As one quant manager said in a Wall Street Journal story today: last month's sudden massive plunges in quant (as in high quantity trading fund) performance was a consequence of too many players. He of course is trying to fine-tune his fund's algorithms.
But the real trouble with computerized statistical arbitrage -- which relies on statistical analysis and the law of large numbers to favor profitability -- is not that it doesn't work, but that that eventually it will be such a powerful market force that it can't work as planned.
What happened in August seems to have been triggered by some unknown quant's short-selling. But short-selling is a key component of arbitrage pricing theory, a technique for taking advantage of statistical patterns in the market. That short-selling spree evidently triggered a round of forced repurchases, with massive losses.
As these arbitrage programs proliferate and their volumes grow, the statistical nature of the market is bound to change. That is, you get a "new force" that, like the market it mirrors, is highly non-linear. Non-linear processes have a strong tendency to become erratic, unpredictable and even mathematically chaotic.
Yes, some traders will improve their algorithms and squeeze out those who are less capable. But, the competitive process will mean that optimization of algorithms will reach a limit. In fact, it's a mathematical fact that an algorithm always has some maximum efficiency. You can't improve on it forever. Optimal algorithms may vary somewhat but they'll all have about the same bang for the buck.
So as computer arbitrage techniques race toward equilibrium, the quants face the likelihood of further sudden catastrophic losses at times that aren't terribly predictable. Of course, one could design an algorithm to monitor -- statistically and via espionage -- the subset of quant traders, but eventually this tactic will also zero out in value as others follow suit.
Consider several computerized players playing poker. Once optimal poker algorithms are achieved, the most probable outcome for any player, assuming each has unlimited funds, is to break even. If each player begins with a finite stake, then the player with the largest (using statistically meaningful differences) stake is most likely to eventually take all, with all the others going bankrupt. If each player has about the same finite stake, that means that there is an equal chance that any player will eventually bankrupt all the others.

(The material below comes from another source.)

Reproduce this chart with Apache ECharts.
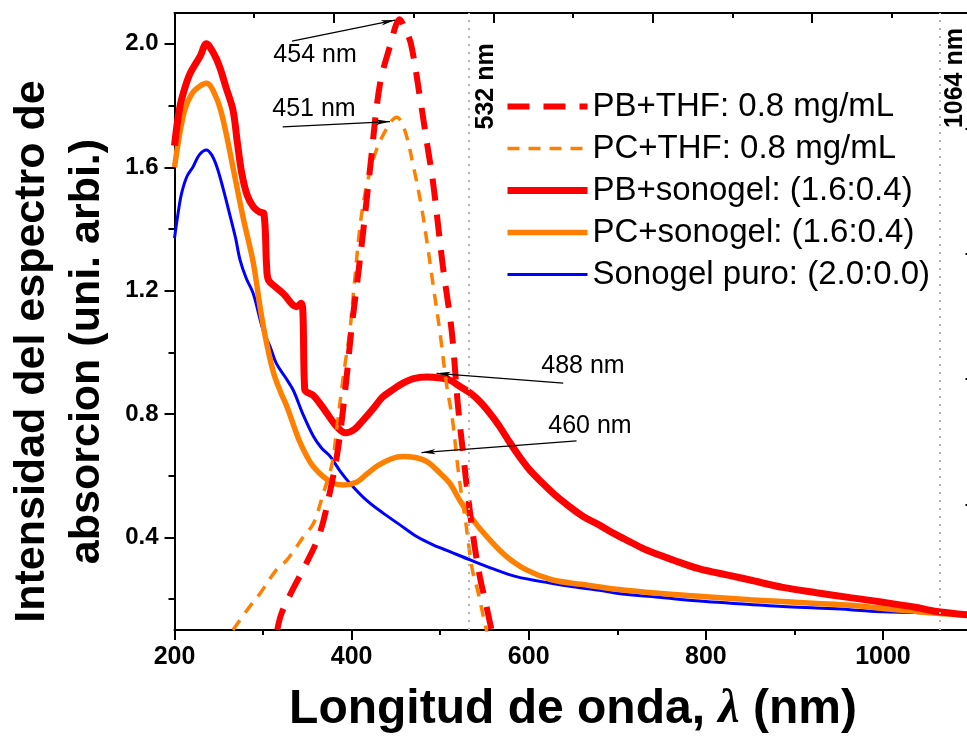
<!DOCTYPE html>
<html>
<head>
<meta charset="utf-8">
<script src="https://cdn.jsdelivr.net/npm/echarts@6/dist/echarts.min.js"></script>
<style>
  html, body { margin: 0; padding: 0; background: #fff; }
  #main { width: 967px; height: 736px; }
</style>
</head>
<body>
<div id="main"></div>
<script>
// wavelength (nm), absorbance (arb. units)
var pbThf = [[316,0.10],[321,0.155],[335,0.24],[347,0.305],[364,0.413],[376,0.554],[385,0.694],[394,0.91],[400,1.08],[406,1.22],[413,1.39],[421,1.60],[432,1.87],[444,2.00],[450,2.06],[454,2.08],[460,2.05],[467,2.00],[477,1.83],[485,1.68],[492,1.55],[503,1.28],[513,1.07],[520,0.83],[526,0.67],[532,0.52],[539,0.37],[545,0.27],[552,0.18],[558,0.10]];
var pcThf = [[266,0.10],[285,0.176],[297,0.22],[315,0.295],[327,0.327],[345,0.40],[357,0.446],[368,0.543],[378,0.64],[383,0.748],[391,0.93],[398,1.07],[403,1.22],[410,1.42],[417,1.54],[428,1.656],[443,1.742],[451,1.762],[460,1.72],[470,1.60],[479,1.47],[485,1.36],[492,1.22],[500,1.06],[507,0.90],[514,0.78],[519,0.65],[524,0.54],[529,0.446],[536,0.30],[543,0.22],[549,0.14],[553,0.09]];
var pbSono = [[200,1.67],[204,1.76],[208,1.82],[217,1.90],[229,1.96],[236,2.00],[244,1.97],[251,1.925],[258,1.86],[266,1.786],[271,1.68],[276,1.58],[282,1.51],[289,1.472],[296,1.455],[301,1.45],[304,1.28],[306,1.235],[315,1.21],[323,1.19],[338,1.148],[343,1.159],[345,1.13],[347,0.88],[350,0.87],[356,0.862],[364,0.835],[372,0.803],[383,0.76],[393,0.739],[403,0.75],[413,0.78],[425,0.82],[435,0.855],[447,0.88],[458,0.90],[470,0.915],[485,0.92],[500,0.917],[511,0.91],[522,0.89],[534,0.868],[545,0.84],[556,0.803],[567,0.76],[579,0.706],[590,0.66],[601,0.619],[616,0.575],[632,0.532],[646,0.50],[662,0.467],[680,0.44],[696,0.413],[715,0.385],[733,0.359],[763,0.327],[793,0.298],[825,0.278],[850,0.262],[887,0.238],[925,0.221],[963,0.205],[1000,0.19],[1038,0.173],[1061,0.160],[1100,0.148]];
var pcSono = [[200,1.60],[206,1.71],[212,1.79],[220,1.84],[228,1.862],[236,1.872],[248,1.82],[256,1.74],[266,1.60],[278,1.43],[289,1.29],[297,1.14],[304,1.03],[312,0.932],[320,0.87],[327,0.824],[340,0.72],[350,0.66],[357,0.629],[368,0.597],[380,0.575],[391,0.57],[406,0.58],[417,0.605],[428,0.63],[445,0.655],[458,0.662],[470,0.66],[485,0.646],[500,0.608],[511,0.575],[522,0.521],[537,0.457],[556,0.392],[575,0.338],[598,0.294],[627,0.262],[660,0.248],[699,0.232],[750,0.218],[800,0.208],[850,0.198],[887,0.192],[925,0.186],[963,0.180],[1000,0.170],[1030,0.162],[1061,0.154],[1100,0.148]];
var sonogel = [[200,1.37],[204,1.45],[208,1.515],[214,1.57],[221,1.602],[228,1.64],[236,1.656],[242,1.64],[248,1.60],[255,1.53],[263,1.44],[269,1.37],[274,1.30],[281,1.24],[289,1.19],[300,1.072],[308,1.018],[315,0.964],[325,0.92],[334,0.878],[345,0.80],[357,0.727],[366,0.69],[376,0.662],[387,0.615],[398,0.576],[417,0.52],[436,0.478],[455,0.44],[474,0.402],[492,0.376],[511,0.354],[534,0.327],[560,0.298],[586,0.273],[624,0.252],[650,0.24],[680,0.229],[699,0.219],[750,0.205],[800,0.192],[850,0.183],[887,0.176],[925,0.171],[963,0.166],[1000,0.159],[1030,0.157],[1061,0.154],[1100,0.147]];

var seriesNames = ['PB+THF: 0.8 mg/mL', 'PC+THF: 0.8 mg/mL', 'PB+sonogel: (1.6:0.4)', 'PC+sonogel: (1.6:0.4)', 'Sonogel puro: (2.0:0.0)'];

var xMajor = [200, 400, 600, 800, 1000];
var xMinor = [300, 500, 700, 900];
var yMajor = [0.4, 0.8, 1.2, 1.6, 2.0];
var yMinor = [0.2, 0.6, 1.0, 1.4, 1.8];

// peak annotations
var peakLabels = ['454 nm', '451 nm', '488 nm', '460 nm'];
var peakLabelPos = [[358.7, 1.964], [357.5, 1.789], [661.3, 0.956], [669.2, 0.761]];
var arrowFrom = [[332.7, 2.009], [322.2, 1.731], [639, 0.900], [654, 0.713]];
var arrowTo = [[449, 2.077], [443.3, 1.748], [496, 0.932], [479, 0.675]];

// laser lines
var laserLines = [532, 1064];
var laserLabels = ['532 nm', '1064 nm'];
var laserLabelPos = [[551.7, 1.862], [1081.9, 1.889]];

var FONT = '"Liberation Sans", Arial, Helvetica, sans-serif';
var BLACK = '#000';
var SMOOTH = 0.35;

var chart = echarts.init(document.getElementById('main'));

function tick(values, len, inside) {
    return { show: true, inside: !!inside, customValues: values, length: len, lineStyle: { color: BLACK, width: 2 } };
}

var arrowData = [];
for (var i = 0; i < arrowFrom.length; i++) {
    arrowData.push([{ coord: arrowFrom[i] }, { coord: arrowTo[i] }]);
}
var textData = [];
for (var i = 0; i < peakLabels.length; i++) {
    textData.push({ name: peakLabels[i], coord: peakLabelPos[i] });
}
for (var i = 0; i < laserLabels.length; i++) {
    textData.push({ name: laserLabels[i], coord: laserLabelPos[i], label: { rotate: 90, fontWeight: 'bold', fontSize: 25 } });
}

chart.setOption({
    animation: false,
    backgroundColor: '#fff',
    grid: { left: 174.5, right: -4.5, top: 13, bottom: 106, containLabel: false, outerBoundsMode: 'none' },
    legend: {
        data: seriesNames,
        orient: 'vertical',
        left: 504,
        top: 90,
        padding: 0,
        itemWidth: 80,
        itemHeight: 14,
        itemGap: 9,
        selectedMode: false,
        itemStyle: { opacity: 0 },
        lineStyle: { width: 'inherit', type: 'inherit' },
        textStyle: { fontSize: 33, lineHeight: 31, color: BLACK, fontFamily: FONT }
    },
    xAxis: [{
        type: 'value', position: 'bottom', min: 200, max: 1100,
        axisLine: { show: true, onZero: false, lineStyle: { color: BLACK, width: 2 } },
        axisTick: tick(xMajor, 10),
        axisLabel: {
            customValues: xMajor, margin: 15, color: BLACK, fontSize: 25, fontWeight: 'bold', fontFamily: FONT,
            formatter: function (v) { return String(v); }
        },
        splitLine: { show: false },
        name: 'Longitud de onda, {l|λ} (nm)',
        nameLocation: 'middle',
        nameGap: 56,
        nameTextStyle: {
            fontSize: 48, fontWeight: 'bold', color: BLACK, fontFamily: FONT,
            rich: { l: { fontSize: 48, fontStyle: 'italic', fontFamily: '"Liberation Serif", "Times New Roman", serif', color: BLACK } }
        }
    }, {
        type: 'value', position: 'bottom', min: 200, max: 1100,
        axisLine: { show: false, onZero: false },
        axisTick: tick(xMinor, 5),
        axisLabel: { show: false },
        splitLine: { show: false }
    }, {
        type: 'value', position: 'top', min: 0, max: 10,
        axisLine: { show: true, onZero: false, lineStyle: { color: BLACK, width: 2 } },
        axisTick: tick([0, 2, 4, 6, 8, 10], 10, true),
        axisLabel: { show: false },
        splitLine: { show: false }
    }, {
        type: 'value', position: 'top', min: 0, max: 10,
        axisLine: { show: false, onZero: false },
        axisTick: tick([1, 3, 5, 7, 9], 5, true),
        axisLabel: { show: false },
        splitLine: { show: false }
    }],
    yAxis: [{
        type: 'value', position: 'left', min: 0.1, max: 2.1,
        axisLine: { show: true, onZero: false, lineStyle: { color: BLACK, width: 2 } },
        axisTick: tick(yMajor, 10),
        axisLabel: {
            customValues: yMajor, margin: 16, color: BLACK, fontSize: 24, fontWeight: 'bold', fontFamily: FONT,
            formatter: function (v) { return v.toFixed(1); }
        },
        splitLine: { show: false },
        name: 'Intensidad del espectro de\nabsorcion (uni. arbi.)',
        nameLocation: 'middle',
        nameRotate: 90,
        nameGap: 40,
        nameTextStyle: { fontSize: 43, fontWeight: 'bold', lineHeight: 55, color: BLACK, fontFamily: FONT, align: 'center', padding: [0, 60, 0, 0] }
    }, {
        type: 'value', position: 'left', min: 0.1, max: 2.1,
        axisLine: { show: false, onZero: false },
        axisTick: tick(yMinor, 6),
        axisLabel: { show: false },
        splitLine: { show: false }
    }, {
        type: 'value', position: 'right', min: 0, max: 9.84,
        axisLine: { show: true, onZero: false, lineStyle: { color: BLACK, width: 2 } },
        axisTick: tick([0, 2, 4, 6, 8], 6, true),
        axisLabel: { show: false },
        splitLine: { show: false }
    }, {
        type: 'value', position: 'right', min: 0, max: 9.84,
        axisLine: { show: false, onZero: false },
        axisTick: tick([1, 3, 5, 7, 9], 3, true),
        axisLabel: { show: false },
        splitLine: { show: false }
    }],
    series: [{
        name: seriesNames[4], type: 'line', data: sonogel, symbol: 'none', smooth: SMOOTH,
        lineStyle: { color: '#0000ff', width: 3 }, itemStyle: { color: '#0000ff' },
        markLine: {
            silent: true, symbol: ['none', 'none'], label: { show: false },
            lineStyle: { color: '#b4b4b4', width: 2, type: [2, 6] },
            data: laserLines.map(function (v) { return { xAxis: v }; })
        }
    }, {
        name: seriesNames[3], type: 'line', data: pcSono, symbol: 'none', smooth: SMOOTH,
        lineStyle: { color: '#ff8000', width: 5.5 }, itemStyle: { color: '#ff8000' }
    }, {
        name: seriesNames[2], type: 'line', data: pbSono, symbol: 'none', smooth: SMOOTH,
        lineStyle: { color: '#ff0000', width: 7 }, itemStyle: { color: '#ff0000' }
    }, {
        name: seriesNames[1], type: 'line', data: pcThf, symbol: 'none', smooth: SMOOTH,
        lineStyle: { color: '#ff8000', width: 3.5, type: [12, 9] }, itemStyle: { color: '#ff8000' }
    }, {
        name: seriesNames[0], type: 'line', data: pbThf, symbol: 'none', smooth: SMOOTH,
        lineStyle: { color: '#ff0000', width: 6, type: [22, 14] }, itemStyle: { color: '#ff0000' },
        markLine: {
            silent: true, symbol: ['none', 'arrow'], symbolSize: [4, 14], label: { show: false },
            lineStyle: { color: BLACK, width: 1.2, type: 'solid' },
            data: arrowData
        },
        markPoint: {
            silent: true, symbol: 'rect', symbolSize: 1,
            itemStyle: { color: 'rgba(0,0,0,0)' },
            label: { show: true, position: 'inside', formatter: '{b}', color: BLACK, fontSize: 25, fontFamily: FONT },
            data: textData
        }
    }]
});
</script>
</body>
</html>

This analogue may seem excessively simple. But these "forces" work the same, whether in poker or in a crowded APC field.
However, in the computerized poker games, a cascade effect isn't considered. But sudden, catastrophic APC movements can interact with each other and cascade into the general market, wreaking havoc.
The Bush administration's Wall Street watchers have failed to connect the dots, or, if they have, the intelligence has not reached higher officials. Yet the likelihood of one or more horrific economic shocks poses a far more terrifying threat to national security than anything that occurred on 9/11.